──────── Supplied data ────────

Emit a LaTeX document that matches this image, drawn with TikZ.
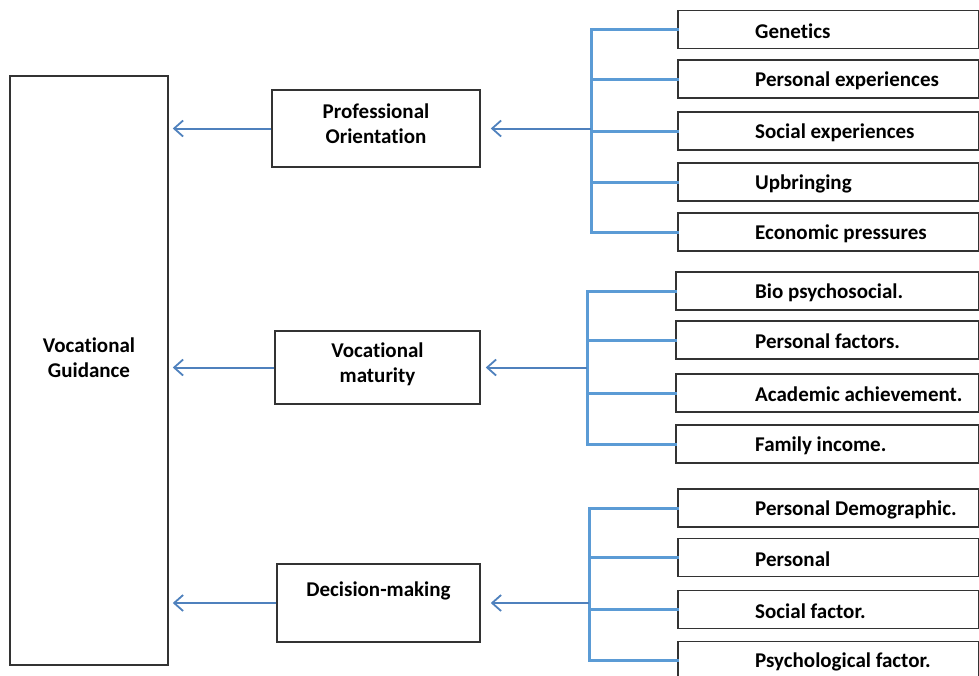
\documentclass[tikz,border=0pt]{standalone}
\usepackage{fontspec}
\setmainfont{Carlito}[Ligatures=NoCommon]
\usepackage{xcolor}
\usetikzlibrary{positioning,arrows.meta}

\definecolor{bracketblue}{HTML}{5B9BD5}
\definecolor{arrowblue}{HTML}{4F81BD}

\tikzset{
  box/.style={draw=black!80, line width=1.5pt, fill=white},
  bigbox/.style={box, minimum width=158pt, minimum height=589pt},
  midbox/.style={box, minimum height=75pt},
  factor/.style={box, anchor=west, minimum width=301pt, minimum height=38pt},
  factorlabel/.style={anchor=west, inner sep=0pt, xshift=78pt, yshift=-1.5pt},
  bracket/.style={bracketblue, line width=3pt, line cap=rect},
  link/.style={arrowblue, line width=2pt, -{Straight Barb[length=9pt,width=16pt,line width=1.8pt]}},
}

\begin{document}
\begin{tikzpicture}[x=1pt,y=-1pt,font=\bfseries\fontsize{21}{25}\selectfont]
\useasboundingbox (0,0) rectangle (979,675);

% left column
\node[bigbox, label={[align=center,yshift=13pt]center:Vocational\\Guidance}] (guide) at (89,370.5) {};

% middle column
\node[midbox, minimum width=208pt, minimum height=77pt, label={[align=center,yshift=5pt]center:Professional\\Orientation}] (prof) at (376,128.5) {};
\node[midbox, minimum width=205pt, minimum height=73pt, label={[align=center,yshift=3pt]center:Vocational\\maturity}] (voc) at (377.5,367.5) {};
\node[midbox, minimum width=203pt, minimum height=78pt, label={[yshift=12pt]center:Decision-making}] (dec) at (378.5,603) {};

\foreach \m in {prof,voc,dec}
	\draw[link, shorten >=4pt] (\m.west) -- (\m.west -| guide.east);

% brackets
\coordinate (b1) at (591,0);
\coordinate (b2) at (587,0);
\coordinate (b3) at (589,0);

% first group
\foreach \n/\y/\t in {gen/29.5/Genetics, pexp/79/Personal experiences, sexp/131/Social experiences, upb/182/Upbringing, econ/232/Economic pressures}{
	\node[factor, label={[factorlabel]west:\t}] (\n) at (677,\y) {};
	\draw[bracket] (\n.west -| b1) -- (\n.west);
}
\draw[bracket] (gen.west -| b1) -- (econ.west -| b1);
\draw[link, shorten >=10pt] (prof.east -| b1) -- (prof.east);

% second group
\foreach \n/\y/\t in {bio/291/Bio psychosocial., pfac/340/Personal factors., acad/393/Academic achievement., fam/444/Family income.}{
	\node[factor, minimum width=303pt, label={[factorlabel, xshift=2pt]west:\t}] (\n) at (675,\y) {};
	\draw[bracket] (\n.west -| b2) -- (\n.west);
}
\draw[bracket] (bio.west -| b2) -- (fam.west -| b2);
\draw[link, shorten >=5pt] (voc.east -| b2) -- (voc.east);

% third group
\foreach \n/\y/\t in {demo/508/Personal Demographic., pers/557.5/Personal, soc/609.5/Social factor., psy/660.5/Psychological factor.}{
	\node[factor, label={[factorlabel]west:\t}] (\n) at (677,\y) {};
	\draw[bracket] (\n.west -| b3) -- (\n.west);
}
\draw[bracket] (demo.west -| b3) -- (psy.west -| b3);
\draw[link, shorten >=10pt] (dec.east -| b3) -- (dec.east);

\end{tikzpicture}
\end{document}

────────

• **Your goal**
Output the lines above in full and exactly as given, omitting any pictures.

• **Reply to the task**
Emit a LaTeX document that matches this image, drawn with TikZ.
\documentclass[tikz,border=0pt]{standalone}
\usepackage{fontspec}
\setmainfont{Carlito}[Ligatures=NoCommon]
\usepackage{xcolor}
\usetikzlibrary{positioning,arrows.meta}

\definecolor{bracketblue}{HTML}{5B9BD5}
\definecolor{arrowblue}{HTML}{4F81BD}

\tikzset{
  box/.style={draw=black!80, line width=1.5pt, fill=white},
  bigbox/.style={box, minimum width=158pt, minimum height=589pt},
  midbox/.style={box, minimum height=75pt},
  factor/.style={box, anchor=west, minimum width=301pt, minimum height=38pt},
  factorlabel/.style={anchor=west, inner sep=0pt, xshift=78pt, yshift=-1.5pt},
  bracket/.style={bracketblue, line width=3pt, line cap=rect},
  link/.style={arrowblue, line width=2pt, -{Straight Barb[length=9pt,width=16pt,line width=1.8pt]}},
}

\begin{document}
\begin{tikzpicture}[x=1pt,y=-1pt,font=\bfseries\fontsize{21}{25}\selectfont]
\useasboundingbox (0,0) rectangle (979,675);

% left column
\node[bigbox, label={[align=center,yshift=13pt]center:Vocational\\Guidance}] (guide) at (89,370.5) {};

% middle column
\node[midbox, minimum width=208pt, minimum height=77pt, label={[align=center,yshift=5pt]center:Professional\\Orientation}] (prof) at (376,128.5) {};
\node[midbox, minimum width=205pt, minimum height=73pt, label={[align=center,yshift=3pt]center:Vocational\\maturity}] (voc) at (377.5,367.5) {};
\node[midbox, minimum width=203pt, minimum height=78pt, label={[yshift=12pt]center:Decision-making}] (dec) at (378.5,603) {};

\foreach \m in {prof,voc,dec}
	\draw[link, shorten >=4pt] (\m.west) -- (\m.west -| guide.east);

% brackets
\coordinate (b1) at (591,0);
\coordinate (b2) at (587,0);
\coordinate (b3) at (589,0);

% first group
\foreach \n/\y/\t in {gen/29.5/Genetics, pexp/79/Personal experiences, sexp/131/Social experiences, upb/182/Upbringing, econ/232/Economic pressures}{
	\node[factor, label={[factorlabel]west:\t}] (\n) at (677,\y) {};
	\draw[bracket] (\n.west -| b1) -- (\n.west);
}
\draw[bracket] (gen.west -| b1) -- (econ.west -| b1);
\draw[link, shorten >=10pt] (prof.east -| b1) -- (prof.east);

% second group
\foreach \n/\y/\t in {bio/291/Bio psychosocial., pfac/340/Personal factors., acad/393/Academic achievement., fam/444/Family income.}{
	\node[factor, minimum width=303pt, label={[factorlabel, xshift=2pt]west:\t}] (\n) at (675,\y) {};
	\draw[bracket] (\n.west -| b2) -- (\n.west);
}
\draw[bracket] (bio.west -| b2) -- (fam.west -| b2);
\draw[link, shorten >=5pt] (voc.east -| b2) -- (voc.east);

% third group
\foreach \n/\y/\t in {demo/508/Personal Demographic., pers/557.5/Personal, soc/609.5/Social factor., psy/660.5/Psychological factor.}{
	\node[factor, label={[factorlabel]west:\t}] (\n) at (677,\y) {};
	\draw[bracket] (\n.west -| b3) -- (\n.west);
}
\draw[bracket] (demo.west -| b3) -- (psy.west -| b3);
\draw[link, shorten >=10pt] (dec.east -| b3) -- (dec.east);

\end{tikzpicture}
\end{document}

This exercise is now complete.